New Times spoke with three young boys, ages 12-14, who took turns repeating what they heard those around them yelling, before retreating into a fit of giggles.
“We’re here because Muslims kill kids if they draw,” one of the boys said. Pressed to explain further, he said that “some guy” at the protest told them that if “kids draw cartoons of Jesus, [the Muslims] will kill them.”
Phoenix Police Sergeant Trent Crump said he was proud of the department’s officers for how well they managed the crowds. He explained that the department had worked closely with the FBI to gather intelligence and monitor social media, and that the 50-plus uniformed officers patrolling the area represent only a small fraction of the total number of people involved in this effort. Crump declined to reveal specifics about the number of uniformed or plain-clothes officers working on the scene or at the command center, or how much the policing effort cost the city, except to say “it’s expensive [and] takes resources away from other areas.”
Phoenix Police Chief Joe Yahner was at the protest and is expected to make a formal comment in the next few days.
Hundreds remained on the street well after dark. As the crowds began to dwindle around 9 p.m., some police officers pleaded with remaining individuals to go home. Enough people had left by 9:45 that the police were able to begin disassembling the barriers and cleaning up the street.

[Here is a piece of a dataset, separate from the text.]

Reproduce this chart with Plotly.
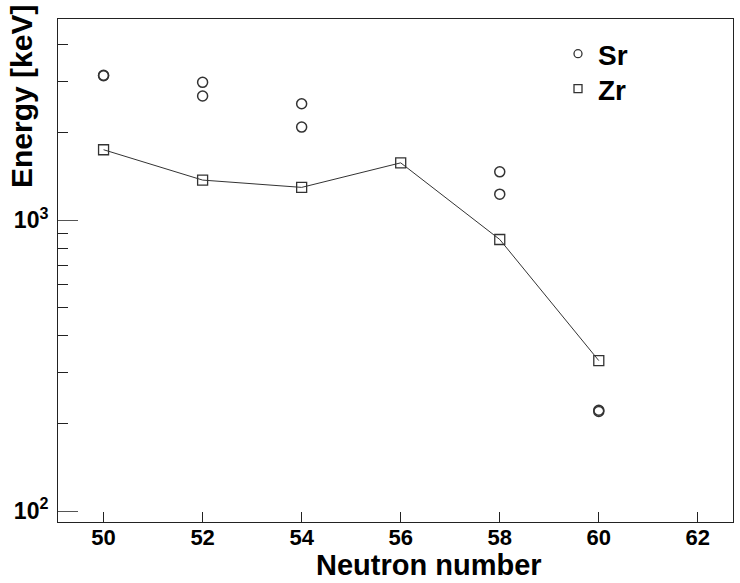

As far as Ritzheimer is concerned, the entirety of the day “just helps prove that our First Amendment rights are under attack.”
“Because I have to move my family [into hiding] over death threats,” he said.
He was reluctant to respond to many more questions, but when asked if he had anything to say to Anderson Cooper, who had interviewed him the previous night on CNN, Ritzheimer held up his middle finger—“yeah, fuck you!”